Russia and President Vladimir Putin are being sued by the families of those who died when Malaysia Airlines flight MH17 was brought down over eastern Ukraine in July 2014 killing 298 on board.
The action is being brought before the European Court of Rights and is based on the violation of a passenger’s right to life.
In all 33 next-of-kin have been named in the application, according to the Sydney Morning Herald.
It is the latest in a series of legal claims following the disaster. In July last year the Telegraph disclosed that Igor Girkin, the leader of Russian separatist forces in eastern Ukraine was, in an action launched in Chicago, formally accused on orchestrating the downing of the Boeing 777.
That claim also alleged that the action was taken with the blessing of the Kremlin.

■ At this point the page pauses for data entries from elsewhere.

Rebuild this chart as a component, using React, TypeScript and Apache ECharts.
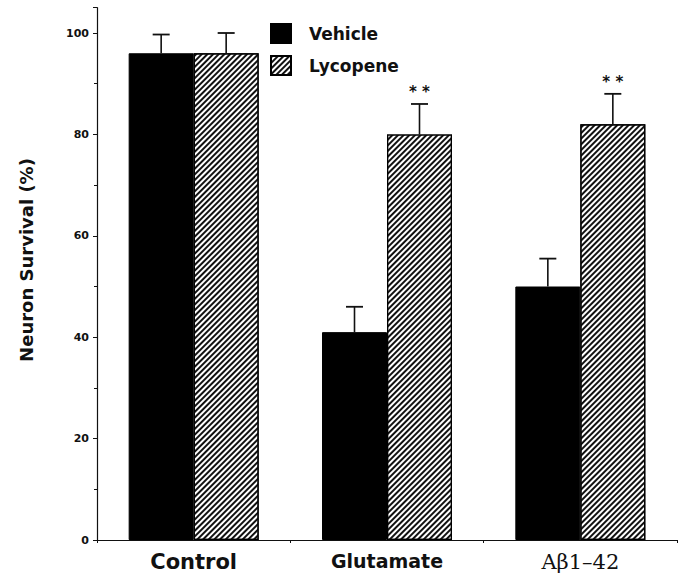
import React, { useEffect, useRef } from "react";
import * as echarts from "echarts";

const categories = ["Control", "Glutamate", "Aβ1–42"];
const vehicle = [96, 41, 50];
const vehicleErr = [3.7, 5, 5.5];
const lycopene = [96, 80, 82];
const lycopeneErr = [4, 6, 6];
const lycopeneMarks = ["", "* *", "* *"];
const yTicks = { min: 0, max: 105, interval: 20 };

const BAR_W = 65;
const SANS = "DejaVu Sans";

function errorSeries(name: string, values: number[], errs: number[], side: number, marks?: string[]) {
  return {
    type: "custom",
    name: name + "-err",
    z: 5,
    silent: true,
    data: values.map((v, i) => [i, v, v + errs[i]]),
    renderItem: (params: any, api: any) => {
      const idx = api.value(0);
      const base = api.coord([idx, api.value(1)]);
      const top = api.coord([idx, api.value(2)]);
      const x = base[0] + side * (BAR_W / 2);
      const half = 8.5;
      const children: any[] = [
        { type: "line", shape: { x1: x, y1: base[1], x2: x, y2: top[1] }, style: { stroke: "#111", lineWidth: 1.6 } },
        { type: "line", shape: { x1: x - half, y1: top[1], x2: x + half, y2: top[1] }, style: { stroke: "#111", lineWidth: 1.8 } },
      ];
      const mark = marks ? marks[idx] : "";
      if (mark) {
        children.push({
          type: "text",
          style: {
            text: mark,
            x: x,
            y: top[1] - 12,
            align: "center",
            verticalAlign: "middle",
            fontFamily: SANS,
            fontWeight: "bold",
            fontSize: 15,
            fill: "#111",
          },
        });
      }
      return { type: "group", children };
    },
  };
}

export default function App() {
  const ref = useRef<HTMLDivElement>(null);
  useEffect(() => {
    if (!ref.current) return;
    const chart = echarts.init(ref.current, undefined, { renderer: "svg" });
    chart.setOption({
      animation: false,
      backgroundColor: "#fff",
      grid: { left: 97, right: 7, top: 540 - 105 * 5.07, bottom: 33, containLabel: false },
      legend: {
        orient: "vertical",
        left: 270,
        top: 23,
        padding: 0,
        icon: "rect",
        itemWidth: 20,
        itemHeight: 19,
        itemGap: 11,
        data: ["Vehicle", "Lycopene"],
        textStyle: { fontFamily: SANS, fontWeight: "bold", fontSize: 17, color: "#111", padding: [0, 0, 0, 13] },
      },
      xAxis: {
        type: "category",
        data: categories,
        axisLine: { lineStyle: { color: "#111", width: 1.2 } },
        axisTick: { show: true, length: 3, inside: false, lineStyle: { color: "#111" } },
        axisLabel: {
          margin: 11,
          formatter: (v: string, i: number) => ["{a|", "{b|", "{c|"][i] + v + "}",
          rich: {
            a: { fontFamily: SANS, fontWeight: "bold", fontSize: 21, color: "#111" },
            b: { fontFamily: SANS, fontWeight: "bold", fontSize: 19, color: "#111" },
            c: { fontFamily: "DejaVu Serif", fontWeight: "normal", fontSize: 21, color: "#111" },
          },
        },
      },
      yAxis: {
        type: "value",
        min: yTicks.min,
        max: yTicks.max,
        interval: yTicks.interval,
        splitLine: { show: false },
        axisLine: { show: true, lineStyle: { color: "#111", width: 1.2 } },
        axisTick: { show: true, length: 4, lineStyle: { color: "#111" } },
        minorTick: { show: true, splitNumber: 2, length: 3, lineStyle: { color: "#111" } },
        axisLabel: {
          margin: 8,
          fontFamily: SANS,
          fontWeight: "bold",
          fontSize: 11,
          color: "#111",
          formatter: (v: number) => (v % 20 === 0 && v <= 100 ? String(v) : ""),
        },
      },
      graphic: [
        {
          type: "text",
          x: 26,
          y: 260,
          rotation: Math.PI / 2,
          style: {
            text: "Neuron Survival (%)",
            align: "center",
            verticalAlign: "middle",
            fontFamily: SANS,
            fontWeight: "bold",
            fontSize: 18,
            fill: "#111",
          },
        },
      ],
      series: [
        {
          name: "Vehicle",
          type: "bar",
          data: vehicle,
          barWidth: BAR_W,
          barGap: "0%",
          itemStyle: { color: "#000", borderColor: "#000", borderWidth: 1 },
        },
        {
          name: "Lycopene",
          type: "bar",
          data: lycopene,
          barWidth: BAR_W,
          barGap: "0%",
          itemStyle: {
            color: "#fff",
            borderColor: "#000",
            borderWidth: 1.2,
            decal: {
              symbol: "rect",
              symbolSize: 1,
              dashArrayX: [1, 0],
              dashArrayY: [1.9, 1.2],
              rotation: -Math.PI / 4,
              color: "#111",
            },
          },
        },
        errorSeries("Vehicle", vehicle, vehicleErr, -1),
        errorSeries("Lycopene", lycopene, lycopeneErr, 1, lycopeneMarks),
      ],
    });
    return () => chart.dispose();
  }, []);
  return <div ref={ref} style={{ position: "fixed", left: 0, top: 0, width: 684, height: 573 }} />;
}
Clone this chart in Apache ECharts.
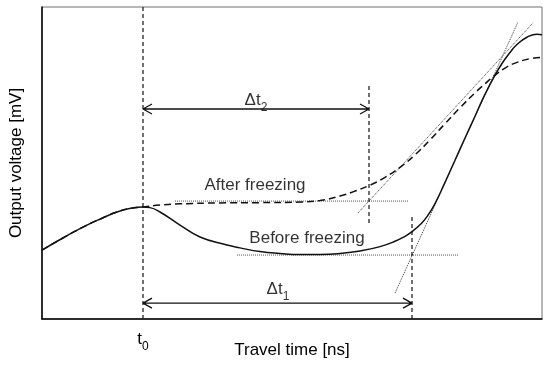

The Australian claim, which is seeking £4.9 million for each victim names both President Putin and the Russian state as respondents.
Jerry Skinner, the US-based aviation lawyer who is , leading the case, told News.com.au it was difficult for the families to live with, knowing it was “a crime”.
“The Russians don’t have any facts for blaming Ukraine, We have facts, photographs, memorandums, tonnes of stuff.”
Russia has always denied involvement in the downing of the aircraft.
Last year a Dutch report said the plane was brought down by a Russian-made Buk missile, but it did not attribute blame for the atrocity.
The Dutch authorities are still carrying out an investigation into the disaster.
At the same time Dutch and Malaysian diplomats have drafted a UN resolution which would bring those responsible for bringing down the plane to justice.
However the Russians, who have described the resolution as “premature”, hinted they could veto the move.